Set problem = Which lines have the string "with"? Copy all of them from the entries below.

Recorded information =
-------

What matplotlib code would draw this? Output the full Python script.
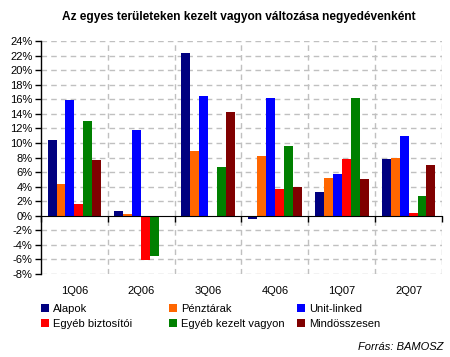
import matplotlib
matplotlib.use('Agg')
import matplotlib.pyplot as plt
from matplotlib.patches import Patch
from matplotlib.ticker import FuncFormatter, FixedLocator
import matplotlib.transforms as mtransforms
import numpy as np

plt.rcParams['font.family'] = ['Liberation Sans', 'DejaVu Sans']

## data
quarters = ['1Q06', '2Q06', '3Q06', '4Q06', '1Q07', '2Q07']
series = ['Alapok', 'Pénztárak', 'Unit-linked',
          'Egyéb biztosítói', 'Egyéb kezelt vagyon', 'Mindösszesen']
alapok = [10.4, 0.7, 22.3, -0.4, 3.2, 7.8]
penztarak = [4.4, 0.3, 8.9, 8.2, 5.2, 8.0]
unit_linked = [15.9, 11.8, 16.5, 16.2, 5.8, 11.0]
egyeb_bizt = [1.6, -6.1, -0.2, 3.7, 7.8, 0.4]
egyeb_kezelt = [13.0, -5.5, 6.7, 9.6, 16.2, 2.7]
mindossz = [7.6, 0.0, 14.3, 4.0, 5.1, 7.0]
values = [alapok, penztarak, unit_linked, egyeb_bizt, egyeb_kezelt, mindossz]
colors = ['#000080', '#FF6600', '#0000FF', '#FF0000', '#008000', '#800000']

#########################################################################
## plot
fig = plt.figure(figsize=(4.5, 3.57), dpi=100)
ax = fig.add_axes([41/450, 83/357, 401/450, 233/357])

x = np.arange(len(quarters))
w = 0.134
for k, (vals, col) in enumerate(zip(values, colors)):
    ax.bar(x + (k - 2.5) * w, vals, width=w, color=col, linewidth=0, zorder=3)

ax.set_xlim(-0.5, len(quarters) - 0.5)
ax.set_ylim(-8, 24)
ax.set_yticks(np.arange(-8, 25, 2))
ax.yaxis.set_major_formatter(FuncFormatter(lambda v, p: '%d%%' % v))
ax.tick_params(axis='y', labelsize=8, length=4, width=1, pad=2)

# grid
grid_kw = dict(color='#c0c0c0', linestyle=(0, (4, 3)), linewidth=1, zorder=1)
for yv in np.arange(-8, 25, 2):
    if yv != 0:
        ax.axhline(yv, **grid_kw)
for xv in np.arange(0.5, len(quarters), 1.0):
    ax.axvline(xv, **grid_kw)

# axes lines
for s in ['top', 'right']:
    ax.spines[s].set_visible(False)
ax.spines['bottom'].set_position(('data', 0))
ax.spines['bottom'].set_zorder(4)
ax.spines['left'].set_linewidth(1)
ax.xaxis.set_major_locator(FixedLocator(np.arange(-0.5, len(quarters), 1.0)))
ax.tick_params(axis='x', length=4, width=1, labelbottom=False)

# category labels under the plot area
trans = mtransforms.blended_transform_factory(ax.transData, ax.transAxes)
for xi, q in zip(x, quarters):
    ax.text(xi, -17/233, q, transform=trans, ha='center', va='center', fontsize=8)

fig.text(239/450, 1 - 17/357,
         'Az egyes területeken kezelt vagyon változása negyedévenként',
         ha='center', va='center', fontsize=8.6, fontweight='bold')

# legend in three fixed columns
handles = [Patch(facecolor=c, edgecolor='none') for c in colors]
col_x = [41, 169, 297]
for c in range(3):
    idx = [c, c + 3]
    leg = fig.legend([handles[i] for i in idx], [series[i] for i in idx],
                     loc='upper left', bbox_to_anchor=(col_x[c]/450, 1 - 304/357),
                     frameon=False, fontsize=8, handlelength=0.7, handleheight=0.7,
                     handletextpad=0.35, labelspacing=0.42, borderpad=0, borderaxespad=0)

fig.text(443/450, 1 - 347/357, 'Forrás: BAMOSZ', ha='right', va='center',
         fontsize=8, style='italic')

plt.savefig('out.png', dpi=100)
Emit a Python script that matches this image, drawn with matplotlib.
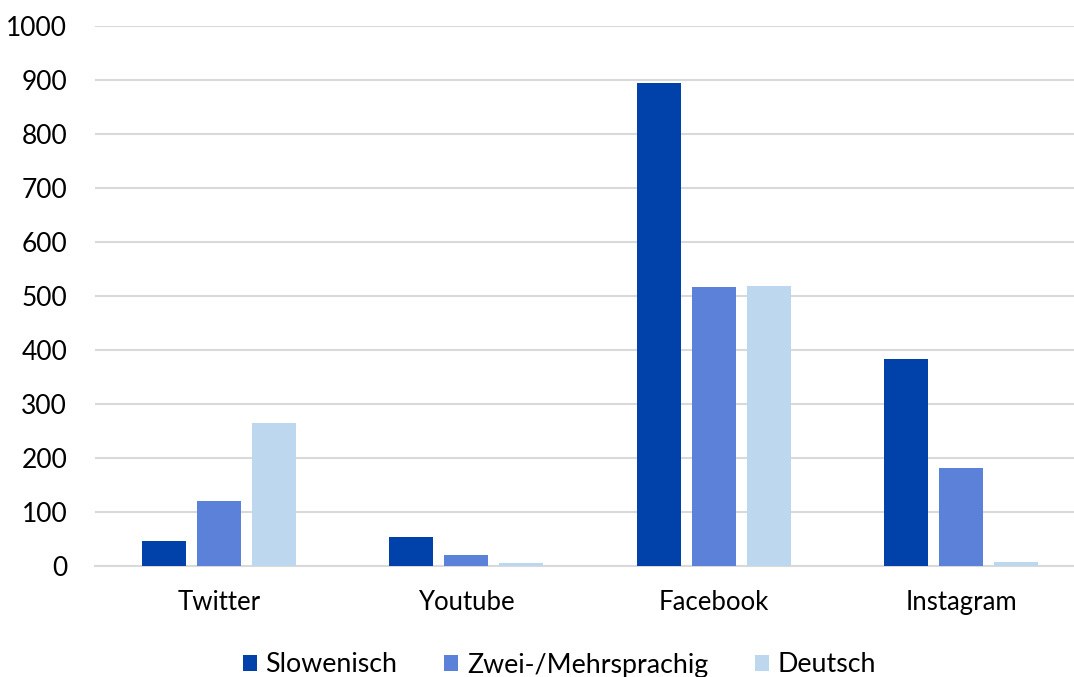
import numpy as np
import matplotlib
matplotlib.use("Agg")
import matplotlib.pyplot as plt

plattformen = ["Twitter", "Youtube", "Facebook", "Instagram"]
slowenisch = [47, 54, 894, 383]
zwei_mehrsprachig = [120, 20, 517, 181]
deutsch = [265, 6, 519, 7]

serien = ["Slowenisch", "Zwei-/Mehrsprachig", "Deutsch"]
farben = ["#0041AA", "#5B82D8", "#BDD7EE"]

plt.rcParams["font.family"] = ["Lato", "DejaVu Sans"]

fig = plt.figure(figsize=(10.74, 6.77), dpi=100)
ax = fig.add_axes([95 / 1074, 111 / 677, 990 / 1074, 540 / 677])

x = np.arange(len(plattformen))
breite = 0.178
schritt = 0.222
for i, (werte, name, farbe) in enumerate(zip([slowenisch, zwei_mehrsprachig, deutsch], serien, farben)):
    ax.bar(x + (i - 1) * schritt, werte, width=breite, color=farbe, label=name, zorder=3)

ax.set_xlim(-0.5, len(plattformen) - 0.5)
ax.set_ylim(0, 1000)
ax.set_yticks(range(0, 1001, 100))
ax.set_xticks(x)
ax.set_xticklabels(plattformen)
ax.grid(axis="y", color="#d9d9d9", linewidth=1.5, zorder=0)
ax.set_axisbelow(True)
for s in ["top", "right", "left"]:
    ax.spines[s].set_visible(False)
ax.spines["bottom"].set_color("#d9d9d9")
ax.spines["bottom"].set_linewidth(1.5)
ax.tick_params(axis="y", length=0, pad=20, labelsize=19, colors="black")
ax.tick_params(axis="x", length=0, pad=17, labelsize=18.5)

fig.legend(loc="center", bbox_to_anchor=(0.521, 12 / 677), ncol=3, frameon=False,
           fontsize=19.3, handlelength=0.52, handleheight=0.52, handletextpad=0.32,
           columnspacing=1.75, borderpad=0)

fig.savefig("out.png", dpi=100)
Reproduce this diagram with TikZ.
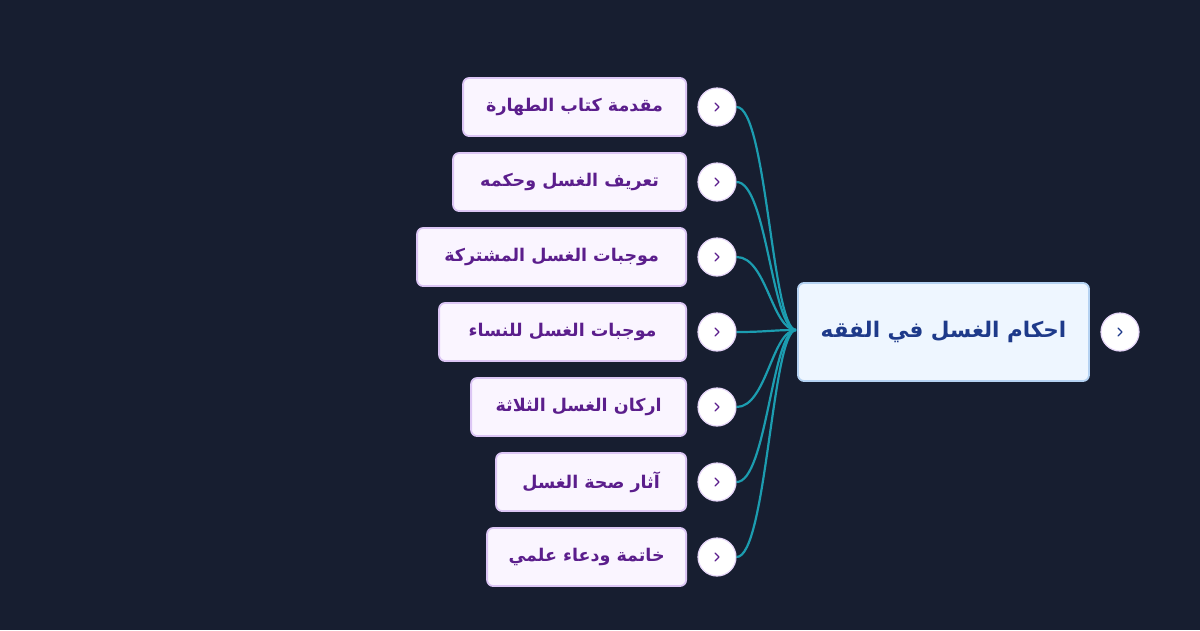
\documentclass[tikz,border=0pt]{standalone}
\usepackage{fontspec}
\usetikzlibrary{calc}
\newfontfamily\arabicfont[Script=Arabic]{DejaVu Sans}
\TeXXeTstate=1
\definecolor{bgc}{HTML}{171E30}
\definecolor{rootfill}{HTML}{EEF6FF}
\definecolor{rootdraw}{HTML}{B5D2F2}
\definecolor{roottext}{HTML}{1E3A8A}
\definecolor{kidfill}{HTML}{FAF5FF}
\definecolor{kiddraw}{HTML}{DCC6F5}
\definecolor{kidtext}{HTML}{5B1E8C}
\definecolor{connc}{HTML}{1C9DB0}
\definecolor{btndraw}{HTML}{E6D6F8}
\tikzset{
  kidbox/.style={draw=kiddraw, fill=kidfill, line width=1.8pt, rounded corners=6pt,
    minimum height=58pt, anchor=east, inner sep=0pt, text=kidtext,
    font=\arabicfont\bfseries\fontsize{17.5}{20}\selectfont},
  rootbox/.style={draw=rootdraw, fill=rootfill, line width=1.8pt, rounded corners=6pt,
    minimum width=291pt, minimum height=98pt, inner sep=0pt, text=roottext,
    font=\arabicfont\bfseries\fontsize{21.5}{26}\selectfont},
  btn/.style={circle, draw=btndraw, fill=white, line width=1.2pt, minimum size=38pt, inner sep=0pt},
  conn/.style={draw=connc, line width=2.2pt},
  chev/.style={line width=1.3pt, line cap=round, line join=round}
}
\begin{document}
\begin{tikzpicture}[x=1pt,y=-1pt]
\fill[bgc] (0,0) rectangle (1200,630);
\useasboundingbox (0,0) rectangle (1200,630);

\node[rootbox] (root) at (943.5,332) {\beginR احكام الغسل في الفقه\endR};
\node[btn] (rb) at (1120,332) {};
\draw[chev, draw=roottext] ($(rb)+(-2,-4)$) -- ($(rb)+(2,0)$) -- ($(rb)+(-2,4)$);

\coordinate (hub) at (796,330);

\foreach \i/\w/\y/\t in {
  1/223/107/{مقدمة كتاب الطهارة},
  2/233/182/{تعريف الغسل وحكمه},
  3/269/257/{موجبات الغسل المشتركة},
  4/247/332/{موجبات الغسل للنساء},
  5/215/407/{اركان الغسل الثلاثة},
  6/190/482/{آثار صحة الغسل},
  7/199/557/{خاتمة ودعاء علمي}}{
  \node[kidbox, minimum width=\w pt] (k\i) at (687,\y) {\beginR\t\endR};
  \node[btn] (b\i) at (717,\y) {};
  \draw[chev, draw=kidtext] ($(b\i)+(-2,-4)$) -- ($(b\i)+(2,0)$) -- ($(b\i)+(-2,4)$);
  \draw[conn] (b\i.east) .. controls +(30,0) and +(-24,0) .. (hub);
}
\end{tikzpicture}
\end{document}
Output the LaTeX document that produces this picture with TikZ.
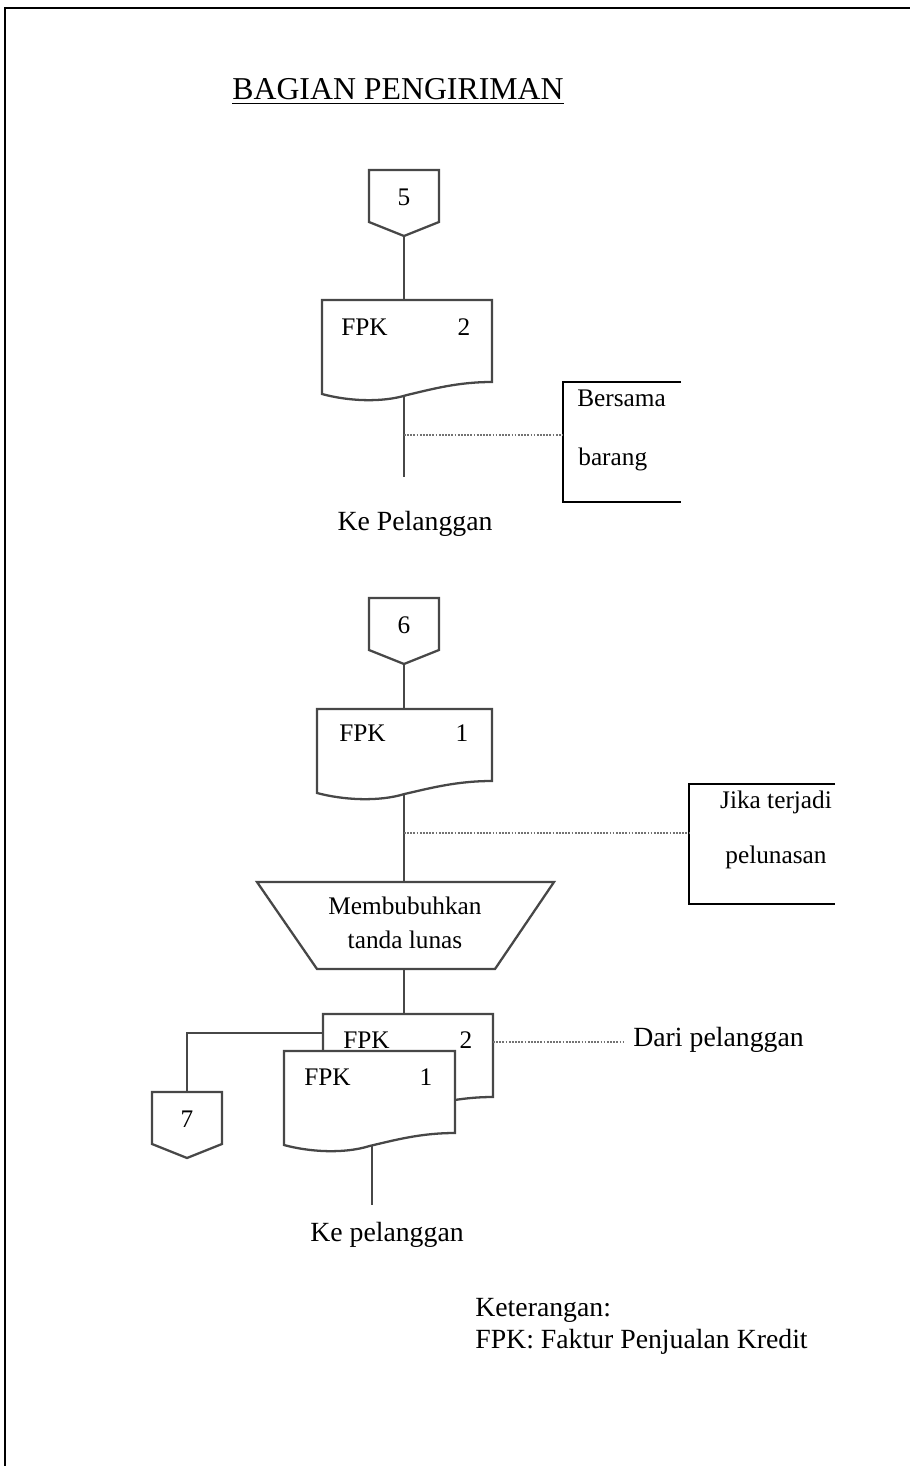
\documentclass[tikz,border=0pt]{standalone}
\usepackage{fontspec}
\setmainfont{Liberation Serif}
\newcommand\DocShp[5]{%
  \begin{scope}[shift={(#2,#3)}]
    \draw[ln,fill=white] (0,0) -- (#4,0) -- (#4,#5)
      .. controls ({0.8*#4},#5) and ({0.65*#4},{#5+7}) .. ({0.5*#4},{#5+13})
      .. controls ({0.35*#4},{#5+21}) and ({0.15*#4},{#5+19}) .. (0,{#5+12}) -- cycle;
    \coordinate (#1-n) at ({0.5*#4},0);
    \coordinate (#1-s) at ({0.5*#4},{#5+13});
    \coordinate (#1-w) at (0,19);
    \coordinate (#1-e) at (#4,28);
  \end{scope}}
\newcommand\OffPg[4]{%
  \draw[ln,fill=white] ({#2-35},#3) -- ({#2+35},#3) -- ({#2+35},{#3+52}) -- (#2,{#3+66}) -- ({#2-35},{#3+52}) -- cycle;
  \node[bx] (#1) at (#2,{#3+27}) {#4};
  \coordinate (#1-n) at (#2,#3);
  \coordinate (#1-s) at (#2,{#3+66});}
\begin{document}
\begin{tikzpicture}[x=0.02cm,y=-0.02cm,
  ln/.style={line width=1.3pt, draw=black!72},
  annot/.style={line width=1.2pt, draw=black},
  dotln/.style={line width=0.7pt, draw=black!55, dash pattern=on 1pt off 0.8pt},
  bx/.style={font=\fontsize{14.4}{19.3}\selectfont, inner sep=0pt},
  lbl/.style={font=\fontsize{15.8}{19}\selectfont, inner sep=0pt},
  ttl/.style={font=\fontsize{18.1}{22}\selectfont, inner sep=0pt}]
\useasboundingbox (0,0) rectangle (910,1466);
\draw[line width=1.2pt] (5,1466) -- (5,8) -- (910,8);

% title
\node[ttl, anchor=base west] (title) at (232,100) {BAGIAN PENGIRIMAN};
\draw[line width=1.1pt] ([yshift=-2pt]title.base west) -- ([yshift=-2pt]title.base east);

% ---------- group 1
\OffPg{c5}{404}{170}{5}
\DocShp{d1}{322}{300}{170}{82}
\node[bx, anchor=west] (d1a) at (341,327) {FPK};
\node[bx] (d1b) at (464,327) {2};
\draw[ln] (c5-s) -- (c5-s |- d1-n);
\coordinate (e1) at (404,477);
\draw[ln] (e1 |- d1-s) -- (e1);
\draw[annot] (681,382) -- (563,382) -- (563,502) -- (681,502);
\coordinate (a1-w) at (563,435);
\coordinate (j1) at (404,435);
\draw[dotln] (j1) -- (a1-w);
\node[bx, anchor=west] (a1t) at (577,398) {Bersama};
\node[bx, anchor=west] (a1b) at (578,459) {barang};
\node[lbl] (k1) at (415,524) {Ke Pelanggan};

% ---------- group 2
\OffPg{c6}{404}{598}{6}
\DocShp{d2}{317}{709}{175}{72}
\node[bx, anchor=west] (d2a) at (339,733) {FPK};
\node[bx] (d2b) at (462,733) {1};
\draw[ln] (c6-s) -- (c6-s |- d2-n);
\draw[ln] (257,882) -- (554,882) -- (495,969) -- (317,969) -- cycle;
\node[bx, align=center] (t1) at (405,923) {Membubuhkan\\tanda lunas};
\coordinate (t1-n) at (404,882);
\coordinate (t1-s) at (404,969);
\draw[ln] (t1-n |- d2-s) -- (t1-n);
\draw[annot] (835,784) -- (689,784) -- (689,904) -- (835,904);
\coordinate (a2-w) at (689,833);
\coordinate (j2) at (404,833);
\draw[dotln] (j2) -- (a2-w);
\node[bx] (a2t) at (776,802) {Jika terjadi};
\node[bx] (a2b) at (776,857) {pelunasan};

% ---------- group 3
\DocShp{d3}{323}{1014}{170}{83}
\node[bx, anchor=west] (d3a) at (343,1040) {FPK};
\node[bx] (d3b) at (466,1040) {2};
\DocShp{d4}{284}{1051}{171}{82}
\node[bx, anchor=west] (d4a) at (304,1077) {FPK};
\node[bx] (d4b) at (426,1077) {1};
\draw[ln] (t1-s) -- (t1-s |- d3-n);
\OffPg{c7}{187}{1092}{7}
\draw[ln] (d3-w) -| (c7-n);
\coordinate (e2) at (372,1205);
\draw[ln] (e2 |- d4-s) -- (e2);
\node[lbl] (k2) at (387,1235) {Ke pelanggan};
\coordinate (dpe) at (623,1042);
\draw[dotln] (d3-e) -- (dpe);
\node[lbl, anchor=west] (dp) at (633,1040) {Dari pelanggan};

% ---------- legend
\node[lbl, anchor=west] (ket) at (475,1310) {Keterangan:};
\node[lbl, anchor=west] (fpk) at (475,1342) {FPK: Faktur Penjualan Kredit};
\end{tikzpicture}
\end{document}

-------

Answer for this exercise =
Emit a Python script that matches this image, drawn with matplotlib.
Reproduce this diagram with TikZ.
Output the LaTeX document that produces this picture with TikZ.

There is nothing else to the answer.